It is going to be an absolutely brilliant year for blackberries.
I had so many for breakfast on my walk this morning that this evening Mark came with me and we went off to pick them as the sun was setting.
We brought loads and loads home, and there are loads and loads more.
Of course it has been a good year for them, lots of rain, but weeks here and there of absolutely brilliant sunshine. They are fat and sweet, and fruiting in their thousands. We can have jam and mousse and blackberry gin and there will be some to put in the mince pie mix, although that might have to wait until next year, after they have had a really thorough soak in the gin.
You will have guessed that we are home. I have discovered that I am utterly exhausted. We slept for almost ten hours last night. It is only half past eight but already I am longing for my bed again. I do not know how we have managed to wear ourselves out so thoroughly, it is one of the few really tiresome bits of getting old. Once upon a time I could dash about all day, drink and behave badly all night, and wonder at six in the morning if there was any point in bothering about going to bed. These days the worst-behaved I ever get is to watch the whole of a film on Netflix all at once, instead of spreading it out sensibly over two nights.
Mark has not been at work today. He stayed at home and finished off putting the grout into the conservatory floor, and then got out his plumbing invention, which he spread all over the conservatory table. It is a huge and intricate interweaving of copper tubes, designed to heat the water without having to use electricity, which has become expensive. We do not use electricity in the winter when the boiler is lit, and it would be nice not to use it in the summer either, which is where the divorce solar panel comes in.
I am not entirely convinced that it is going to work but it does not matter, if it doesn’t he can send it to the Tate Gallery and call it something like Domestic Bill Avoidance. Really it is quite an astounding creation. He has not yet fastened it to the tank, which is also sitting in the conservatory. I do not think he would be able to get it up the stairs if he had.
I do not exactly know where he is planning to put it, it will need a really big cupboard or possibly a pedestal and a descriptive label. If it needs dusting I am going to hang a blanket over it.
It is now much later and we are going to bed. We were too tired even to go to work, so we ate a massive plate of pasta and watched a film, all of it at once, how rascally. The result of this is that it is now very late and I am going to be sorry in the morning. This is regrettable, because it was a truly rubbish film.

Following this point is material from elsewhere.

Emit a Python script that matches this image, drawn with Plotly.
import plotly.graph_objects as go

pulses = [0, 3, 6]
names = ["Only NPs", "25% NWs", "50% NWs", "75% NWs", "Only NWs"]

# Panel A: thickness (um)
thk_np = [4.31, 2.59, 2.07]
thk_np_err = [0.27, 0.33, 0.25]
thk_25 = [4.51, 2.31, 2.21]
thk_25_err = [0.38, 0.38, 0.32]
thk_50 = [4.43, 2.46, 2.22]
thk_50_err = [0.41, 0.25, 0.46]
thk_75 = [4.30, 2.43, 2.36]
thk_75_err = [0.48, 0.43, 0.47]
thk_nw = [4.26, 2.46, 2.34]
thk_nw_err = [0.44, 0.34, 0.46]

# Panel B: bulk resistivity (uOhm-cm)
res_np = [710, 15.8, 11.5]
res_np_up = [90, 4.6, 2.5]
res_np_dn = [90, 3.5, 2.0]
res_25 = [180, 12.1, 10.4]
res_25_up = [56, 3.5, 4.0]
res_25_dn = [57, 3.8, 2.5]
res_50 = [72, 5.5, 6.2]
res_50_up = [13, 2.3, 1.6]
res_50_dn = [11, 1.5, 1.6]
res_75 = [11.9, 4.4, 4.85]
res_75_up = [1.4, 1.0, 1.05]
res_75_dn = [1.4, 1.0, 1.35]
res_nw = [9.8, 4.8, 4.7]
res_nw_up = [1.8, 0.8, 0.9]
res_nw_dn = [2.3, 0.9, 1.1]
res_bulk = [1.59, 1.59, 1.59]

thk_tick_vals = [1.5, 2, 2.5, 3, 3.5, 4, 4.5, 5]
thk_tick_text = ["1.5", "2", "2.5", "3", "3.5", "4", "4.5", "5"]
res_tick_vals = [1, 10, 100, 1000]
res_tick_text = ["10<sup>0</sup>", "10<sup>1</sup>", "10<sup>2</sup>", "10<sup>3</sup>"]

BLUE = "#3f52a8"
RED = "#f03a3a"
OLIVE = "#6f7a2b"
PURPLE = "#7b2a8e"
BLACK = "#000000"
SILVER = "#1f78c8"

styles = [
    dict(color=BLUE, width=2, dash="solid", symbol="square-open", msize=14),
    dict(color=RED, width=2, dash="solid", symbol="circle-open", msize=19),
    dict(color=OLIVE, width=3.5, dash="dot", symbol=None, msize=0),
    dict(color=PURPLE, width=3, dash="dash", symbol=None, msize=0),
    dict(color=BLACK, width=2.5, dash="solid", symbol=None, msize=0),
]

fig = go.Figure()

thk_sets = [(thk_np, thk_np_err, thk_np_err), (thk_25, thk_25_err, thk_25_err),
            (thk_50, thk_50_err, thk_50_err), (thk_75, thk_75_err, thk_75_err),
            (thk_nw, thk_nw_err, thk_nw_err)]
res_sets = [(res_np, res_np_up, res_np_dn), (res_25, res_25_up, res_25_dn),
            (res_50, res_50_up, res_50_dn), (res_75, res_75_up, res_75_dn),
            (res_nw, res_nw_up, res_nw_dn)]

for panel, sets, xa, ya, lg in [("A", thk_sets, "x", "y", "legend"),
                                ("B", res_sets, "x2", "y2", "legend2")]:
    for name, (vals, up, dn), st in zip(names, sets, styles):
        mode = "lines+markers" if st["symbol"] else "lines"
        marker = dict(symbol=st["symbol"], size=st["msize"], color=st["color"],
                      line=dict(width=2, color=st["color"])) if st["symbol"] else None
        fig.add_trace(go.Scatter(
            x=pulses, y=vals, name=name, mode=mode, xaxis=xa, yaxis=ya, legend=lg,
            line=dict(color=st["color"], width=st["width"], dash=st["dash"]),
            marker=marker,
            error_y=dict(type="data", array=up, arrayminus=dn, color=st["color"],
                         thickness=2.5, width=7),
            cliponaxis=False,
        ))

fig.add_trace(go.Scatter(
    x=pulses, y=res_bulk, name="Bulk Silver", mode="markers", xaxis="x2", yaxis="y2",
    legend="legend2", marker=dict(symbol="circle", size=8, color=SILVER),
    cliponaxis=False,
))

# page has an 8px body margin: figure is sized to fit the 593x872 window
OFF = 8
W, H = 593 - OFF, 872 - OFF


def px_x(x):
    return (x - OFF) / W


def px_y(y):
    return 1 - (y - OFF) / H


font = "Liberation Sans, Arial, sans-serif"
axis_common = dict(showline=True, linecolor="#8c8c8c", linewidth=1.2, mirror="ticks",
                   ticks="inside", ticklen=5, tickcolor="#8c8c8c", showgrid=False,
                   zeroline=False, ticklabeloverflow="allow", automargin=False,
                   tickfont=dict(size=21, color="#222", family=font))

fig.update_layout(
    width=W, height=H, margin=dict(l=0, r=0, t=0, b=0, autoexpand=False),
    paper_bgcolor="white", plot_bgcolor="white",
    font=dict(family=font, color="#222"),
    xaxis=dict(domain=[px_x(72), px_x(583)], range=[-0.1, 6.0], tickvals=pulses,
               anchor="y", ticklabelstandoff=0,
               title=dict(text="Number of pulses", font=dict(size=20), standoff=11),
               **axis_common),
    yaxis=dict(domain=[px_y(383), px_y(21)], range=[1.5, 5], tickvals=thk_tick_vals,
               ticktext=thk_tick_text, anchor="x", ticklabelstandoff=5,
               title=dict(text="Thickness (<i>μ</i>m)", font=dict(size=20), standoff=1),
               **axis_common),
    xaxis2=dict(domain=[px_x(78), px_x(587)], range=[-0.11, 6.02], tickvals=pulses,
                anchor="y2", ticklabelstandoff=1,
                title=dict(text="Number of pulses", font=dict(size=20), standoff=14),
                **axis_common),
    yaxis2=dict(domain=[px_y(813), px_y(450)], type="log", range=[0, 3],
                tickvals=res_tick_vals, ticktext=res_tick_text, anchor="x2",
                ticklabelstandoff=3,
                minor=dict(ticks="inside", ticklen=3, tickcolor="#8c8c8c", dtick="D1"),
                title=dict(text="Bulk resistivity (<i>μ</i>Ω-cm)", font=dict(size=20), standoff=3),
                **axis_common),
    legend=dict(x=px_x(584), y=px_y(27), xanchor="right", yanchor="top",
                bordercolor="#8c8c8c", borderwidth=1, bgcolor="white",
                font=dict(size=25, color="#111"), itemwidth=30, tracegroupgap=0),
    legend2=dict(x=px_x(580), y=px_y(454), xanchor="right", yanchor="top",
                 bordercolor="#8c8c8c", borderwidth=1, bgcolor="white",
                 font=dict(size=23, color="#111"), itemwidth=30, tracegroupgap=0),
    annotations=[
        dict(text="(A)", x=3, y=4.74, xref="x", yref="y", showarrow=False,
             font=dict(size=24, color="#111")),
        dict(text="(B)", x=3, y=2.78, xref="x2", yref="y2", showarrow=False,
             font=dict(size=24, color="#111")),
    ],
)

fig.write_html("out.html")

It was about the poet Siegfried Sassoon, because of getting into the swing of things for my course in a few weeks. I am sorry to say that it did nothing whatsoever to inspire me poetically. Worse, Sassoon was shown as a young gay chap, having wartime traumas and reckless affairs, and then as an old chap, reminiscing about being young and gay and traumatised and reckless. He did not think at all about the fifty or so years that passed in between the two, which appeared to have left no mark on him whatsoever. I had imagined Sassoon would have been more interesting and personable than that, but in the film he wasn’t.
All in all it was a very dull film. I liked the scenery, there were some very nice lampshades and a couple of decent cushion covers, but really that was where the excitement ended. Here is my cinema review: don’t bother. It is boring.
I am going to bed.
Weekend tomorrow. There might not be much diary for a few days.